[Records with drawing code]
-----
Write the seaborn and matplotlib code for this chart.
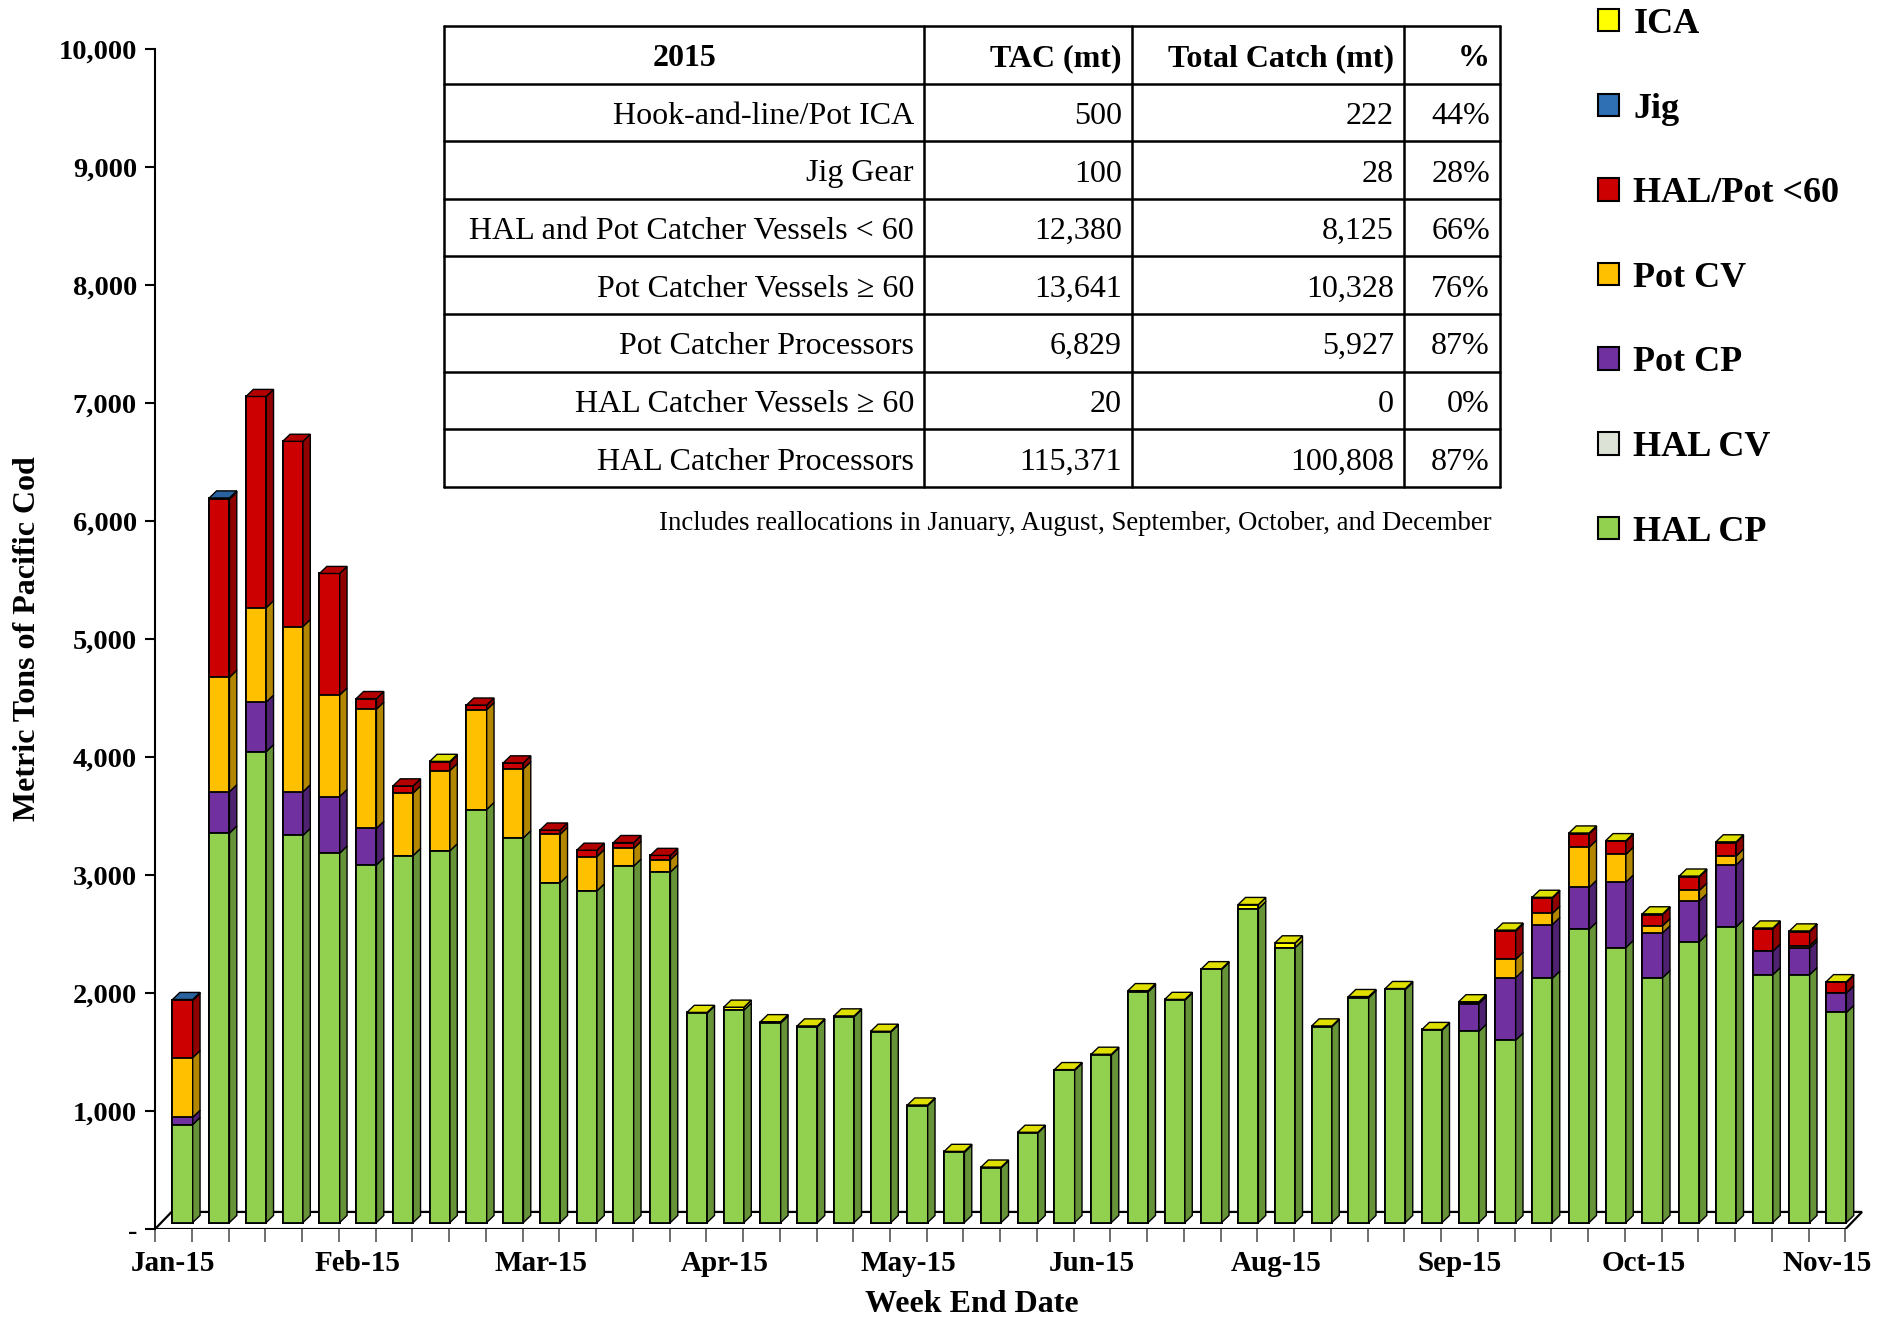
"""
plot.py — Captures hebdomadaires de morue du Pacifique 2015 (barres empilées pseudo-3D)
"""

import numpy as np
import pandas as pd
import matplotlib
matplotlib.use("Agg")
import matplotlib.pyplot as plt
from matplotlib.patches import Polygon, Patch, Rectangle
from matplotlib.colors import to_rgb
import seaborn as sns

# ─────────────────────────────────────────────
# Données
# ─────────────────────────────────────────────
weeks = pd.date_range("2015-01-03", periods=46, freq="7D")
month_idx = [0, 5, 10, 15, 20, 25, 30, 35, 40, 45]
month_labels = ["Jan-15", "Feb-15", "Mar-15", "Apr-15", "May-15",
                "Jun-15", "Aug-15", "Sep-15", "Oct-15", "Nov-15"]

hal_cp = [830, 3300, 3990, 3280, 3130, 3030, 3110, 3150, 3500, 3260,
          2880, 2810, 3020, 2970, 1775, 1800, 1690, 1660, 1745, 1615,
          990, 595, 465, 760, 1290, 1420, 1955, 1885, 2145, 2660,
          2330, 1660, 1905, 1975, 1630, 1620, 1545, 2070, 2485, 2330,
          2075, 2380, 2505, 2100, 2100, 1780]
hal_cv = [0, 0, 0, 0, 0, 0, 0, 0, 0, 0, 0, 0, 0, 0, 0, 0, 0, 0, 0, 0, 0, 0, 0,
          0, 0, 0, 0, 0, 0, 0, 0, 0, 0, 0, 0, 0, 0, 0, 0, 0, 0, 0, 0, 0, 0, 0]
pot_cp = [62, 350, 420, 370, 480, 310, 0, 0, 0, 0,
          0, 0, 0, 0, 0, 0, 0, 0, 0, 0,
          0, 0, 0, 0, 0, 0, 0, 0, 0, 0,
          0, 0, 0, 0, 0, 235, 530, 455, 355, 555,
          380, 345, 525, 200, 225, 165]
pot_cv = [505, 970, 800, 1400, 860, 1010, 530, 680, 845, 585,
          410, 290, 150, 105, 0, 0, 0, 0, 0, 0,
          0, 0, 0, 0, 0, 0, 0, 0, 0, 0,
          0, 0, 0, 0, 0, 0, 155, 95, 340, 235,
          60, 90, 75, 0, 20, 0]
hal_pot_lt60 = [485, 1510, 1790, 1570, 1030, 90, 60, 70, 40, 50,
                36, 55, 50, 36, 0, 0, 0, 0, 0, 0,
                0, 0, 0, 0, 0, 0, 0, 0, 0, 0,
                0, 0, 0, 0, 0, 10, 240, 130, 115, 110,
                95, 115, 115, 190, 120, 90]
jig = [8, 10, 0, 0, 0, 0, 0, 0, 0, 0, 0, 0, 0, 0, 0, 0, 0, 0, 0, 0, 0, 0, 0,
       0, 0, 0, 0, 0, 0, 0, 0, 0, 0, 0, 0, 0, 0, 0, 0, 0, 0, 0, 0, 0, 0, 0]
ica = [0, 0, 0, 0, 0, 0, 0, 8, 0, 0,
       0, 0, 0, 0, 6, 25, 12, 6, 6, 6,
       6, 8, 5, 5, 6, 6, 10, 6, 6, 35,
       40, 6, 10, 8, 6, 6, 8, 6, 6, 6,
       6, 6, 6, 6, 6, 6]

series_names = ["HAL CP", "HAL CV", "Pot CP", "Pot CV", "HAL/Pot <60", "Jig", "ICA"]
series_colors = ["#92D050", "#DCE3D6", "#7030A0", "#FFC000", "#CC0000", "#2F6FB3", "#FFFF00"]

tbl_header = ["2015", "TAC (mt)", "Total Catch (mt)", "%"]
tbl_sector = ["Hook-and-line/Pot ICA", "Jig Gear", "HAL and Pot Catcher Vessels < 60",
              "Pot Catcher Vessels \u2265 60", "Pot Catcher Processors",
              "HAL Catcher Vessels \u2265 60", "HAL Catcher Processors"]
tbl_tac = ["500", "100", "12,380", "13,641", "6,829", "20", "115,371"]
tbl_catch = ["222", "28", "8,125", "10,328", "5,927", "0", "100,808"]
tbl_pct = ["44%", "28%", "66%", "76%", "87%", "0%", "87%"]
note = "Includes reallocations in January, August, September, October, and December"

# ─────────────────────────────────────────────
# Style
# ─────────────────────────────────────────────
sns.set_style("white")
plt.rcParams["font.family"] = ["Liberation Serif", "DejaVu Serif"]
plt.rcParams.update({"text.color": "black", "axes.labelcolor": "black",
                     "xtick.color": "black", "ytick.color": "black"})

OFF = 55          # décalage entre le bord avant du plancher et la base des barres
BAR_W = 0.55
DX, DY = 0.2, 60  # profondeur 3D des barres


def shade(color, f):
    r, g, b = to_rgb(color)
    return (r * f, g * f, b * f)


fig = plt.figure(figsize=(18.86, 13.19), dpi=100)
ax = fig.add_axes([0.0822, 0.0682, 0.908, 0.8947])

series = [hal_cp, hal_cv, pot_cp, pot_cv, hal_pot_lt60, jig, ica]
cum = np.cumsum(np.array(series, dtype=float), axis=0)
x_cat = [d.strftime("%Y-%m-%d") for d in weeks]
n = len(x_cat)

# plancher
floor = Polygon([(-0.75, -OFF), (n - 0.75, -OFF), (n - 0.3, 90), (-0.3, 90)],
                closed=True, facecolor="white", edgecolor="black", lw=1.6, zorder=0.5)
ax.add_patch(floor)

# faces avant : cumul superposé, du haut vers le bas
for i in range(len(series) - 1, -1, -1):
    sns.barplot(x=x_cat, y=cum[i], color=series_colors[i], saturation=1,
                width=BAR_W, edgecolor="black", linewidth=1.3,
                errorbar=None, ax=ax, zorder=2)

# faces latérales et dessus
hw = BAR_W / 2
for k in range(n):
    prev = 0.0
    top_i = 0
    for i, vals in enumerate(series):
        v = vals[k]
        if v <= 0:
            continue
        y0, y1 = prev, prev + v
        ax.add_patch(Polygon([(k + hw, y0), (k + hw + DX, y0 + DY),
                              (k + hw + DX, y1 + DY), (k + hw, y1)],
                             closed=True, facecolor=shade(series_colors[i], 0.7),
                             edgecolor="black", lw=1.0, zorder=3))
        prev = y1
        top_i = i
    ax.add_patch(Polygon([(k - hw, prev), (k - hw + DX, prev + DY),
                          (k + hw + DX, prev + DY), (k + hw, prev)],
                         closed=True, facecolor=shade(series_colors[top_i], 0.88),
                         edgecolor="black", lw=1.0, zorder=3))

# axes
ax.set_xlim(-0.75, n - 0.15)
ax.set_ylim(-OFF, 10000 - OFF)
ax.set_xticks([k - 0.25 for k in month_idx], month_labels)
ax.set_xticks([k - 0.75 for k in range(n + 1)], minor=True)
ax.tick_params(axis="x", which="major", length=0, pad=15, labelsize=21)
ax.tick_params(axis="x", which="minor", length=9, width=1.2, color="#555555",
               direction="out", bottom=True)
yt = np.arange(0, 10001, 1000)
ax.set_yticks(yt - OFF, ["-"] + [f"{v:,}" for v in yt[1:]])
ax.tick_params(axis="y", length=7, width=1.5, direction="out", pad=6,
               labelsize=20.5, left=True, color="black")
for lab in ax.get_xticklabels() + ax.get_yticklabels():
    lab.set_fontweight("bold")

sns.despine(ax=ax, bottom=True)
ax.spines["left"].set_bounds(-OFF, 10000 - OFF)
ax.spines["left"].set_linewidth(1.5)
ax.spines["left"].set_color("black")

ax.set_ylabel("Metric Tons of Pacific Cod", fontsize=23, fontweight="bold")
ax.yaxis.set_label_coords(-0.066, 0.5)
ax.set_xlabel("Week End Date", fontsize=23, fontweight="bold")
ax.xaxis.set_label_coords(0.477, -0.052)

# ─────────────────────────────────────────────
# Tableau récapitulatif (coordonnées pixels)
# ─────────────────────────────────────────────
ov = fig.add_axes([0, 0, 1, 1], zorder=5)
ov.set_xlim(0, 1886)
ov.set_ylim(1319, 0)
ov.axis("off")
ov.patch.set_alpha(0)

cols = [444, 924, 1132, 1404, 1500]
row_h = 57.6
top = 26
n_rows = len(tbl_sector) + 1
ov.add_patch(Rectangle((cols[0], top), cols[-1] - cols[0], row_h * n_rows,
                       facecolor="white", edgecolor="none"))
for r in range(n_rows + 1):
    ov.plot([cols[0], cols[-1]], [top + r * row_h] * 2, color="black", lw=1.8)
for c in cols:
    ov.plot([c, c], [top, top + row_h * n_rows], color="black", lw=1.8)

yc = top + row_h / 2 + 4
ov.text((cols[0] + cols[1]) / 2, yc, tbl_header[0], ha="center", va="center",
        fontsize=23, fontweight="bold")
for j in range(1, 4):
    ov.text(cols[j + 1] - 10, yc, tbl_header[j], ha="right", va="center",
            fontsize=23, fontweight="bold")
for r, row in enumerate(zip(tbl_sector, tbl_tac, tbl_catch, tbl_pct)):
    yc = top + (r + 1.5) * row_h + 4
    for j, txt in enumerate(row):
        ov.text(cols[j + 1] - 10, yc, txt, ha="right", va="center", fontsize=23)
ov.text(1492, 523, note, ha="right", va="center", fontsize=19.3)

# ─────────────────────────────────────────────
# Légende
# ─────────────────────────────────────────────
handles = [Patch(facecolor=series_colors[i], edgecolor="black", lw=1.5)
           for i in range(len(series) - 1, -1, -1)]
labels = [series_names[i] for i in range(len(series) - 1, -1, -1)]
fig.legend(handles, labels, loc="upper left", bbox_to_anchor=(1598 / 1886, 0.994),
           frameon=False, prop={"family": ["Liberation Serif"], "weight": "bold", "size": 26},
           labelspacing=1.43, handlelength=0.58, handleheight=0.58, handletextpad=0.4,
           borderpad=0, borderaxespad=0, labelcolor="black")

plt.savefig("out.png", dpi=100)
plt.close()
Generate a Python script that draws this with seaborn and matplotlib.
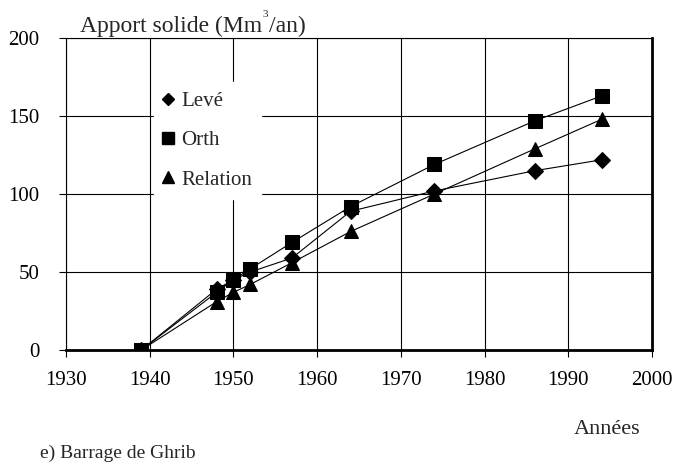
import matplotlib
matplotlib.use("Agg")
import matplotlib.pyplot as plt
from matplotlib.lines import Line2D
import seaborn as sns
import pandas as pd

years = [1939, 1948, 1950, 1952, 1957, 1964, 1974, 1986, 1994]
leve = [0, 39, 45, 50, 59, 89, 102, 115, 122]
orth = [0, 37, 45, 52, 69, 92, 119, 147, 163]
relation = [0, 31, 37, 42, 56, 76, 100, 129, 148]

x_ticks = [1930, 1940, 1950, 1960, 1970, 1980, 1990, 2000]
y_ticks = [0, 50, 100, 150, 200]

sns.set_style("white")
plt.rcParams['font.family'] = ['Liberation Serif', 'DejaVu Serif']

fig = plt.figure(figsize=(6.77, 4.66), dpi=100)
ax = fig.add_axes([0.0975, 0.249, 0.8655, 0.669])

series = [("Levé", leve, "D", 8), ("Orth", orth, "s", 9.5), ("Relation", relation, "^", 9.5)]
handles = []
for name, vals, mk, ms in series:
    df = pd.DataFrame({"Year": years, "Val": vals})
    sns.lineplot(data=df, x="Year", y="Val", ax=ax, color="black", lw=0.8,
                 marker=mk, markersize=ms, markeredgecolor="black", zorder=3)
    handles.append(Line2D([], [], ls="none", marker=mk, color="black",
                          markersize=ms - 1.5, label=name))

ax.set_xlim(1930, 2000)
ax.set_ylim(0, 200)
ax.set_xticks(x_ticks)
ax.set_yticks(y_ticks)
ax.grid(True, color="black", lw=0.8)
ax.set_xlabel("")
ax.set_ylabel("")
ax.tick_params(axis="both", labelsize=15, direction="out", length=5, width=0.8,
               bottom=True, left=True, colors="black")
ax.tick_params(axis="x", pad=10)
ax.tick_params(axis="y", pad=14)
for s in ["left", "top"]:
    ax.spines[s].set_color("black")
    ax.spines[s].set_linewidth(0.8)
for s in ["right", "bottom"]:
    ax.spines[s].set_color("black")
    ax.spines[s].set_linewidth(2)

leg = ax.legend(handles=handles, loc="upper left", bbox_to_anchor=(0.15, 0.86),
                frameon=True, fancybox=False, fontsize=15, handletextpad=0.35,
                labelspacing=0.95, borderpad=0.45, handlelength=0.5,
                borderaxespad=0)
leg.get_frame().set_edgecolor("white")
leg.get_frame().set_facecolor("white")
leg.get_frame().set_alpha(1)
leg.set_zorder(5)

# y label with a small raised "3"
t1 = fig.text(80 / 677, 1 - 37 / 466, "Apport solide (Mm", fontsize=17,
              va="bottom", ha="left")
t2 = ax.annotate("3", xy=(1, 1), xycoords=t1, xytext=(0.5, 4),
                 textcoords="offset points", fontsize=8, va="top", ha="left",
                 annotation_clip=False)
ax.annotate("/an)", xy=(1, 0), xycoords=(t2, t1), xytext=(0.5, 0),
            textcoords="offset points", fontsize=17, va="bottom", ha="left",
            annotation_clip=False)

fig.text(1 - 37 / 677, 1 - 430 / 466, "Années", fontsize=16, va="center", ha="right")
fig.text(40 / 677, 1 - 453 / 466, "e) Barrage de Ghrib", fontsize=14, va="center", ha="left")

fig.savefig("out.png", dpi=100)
-----
▶ To do
Print exactly the lines from the line containing "Generate a Python" through the line containing "ax = fig.add_axes([0.0975, 0.249, 0.8655, 0.669])", and omit any picture found among them.

▶ Finished exercise
Generate a Python script that draws this with seaborn and matplotlib.
import matplotlib
matplotlib.use("Agg")
import matplotlib.pyplot as plt
from matplotlib.lines import Line2D
import seaborn as sns
import pandas as pd

years = [1939, 1948, 1950, 1952, 1957, 1964, 1974, 1986, 1994]
leve = [0, 39, 45, 50, 59, 89, 102, 115, 122]
orth = [0, 37, 45, 52, 69, 92, 119, 147, 163]
relation = [0, 31, 37, 42, 56, 76, 100, 129, 148]

x_ticks = [1930, 1940, 1950, 1960, 1970, 1980, 1990, 2000]
y_ticks = [0, 50, 100, 150, 200]

sns.set_style("white")
plt.rcParams['font.family'] = ['Liberation Serif', 'DejaVu Serif']

fig = plt.figure(figsize=(6.77, 4.66), dpi=100)
ax = fig.add_axes([0.0975, 0.249, 0.8655, 0.669])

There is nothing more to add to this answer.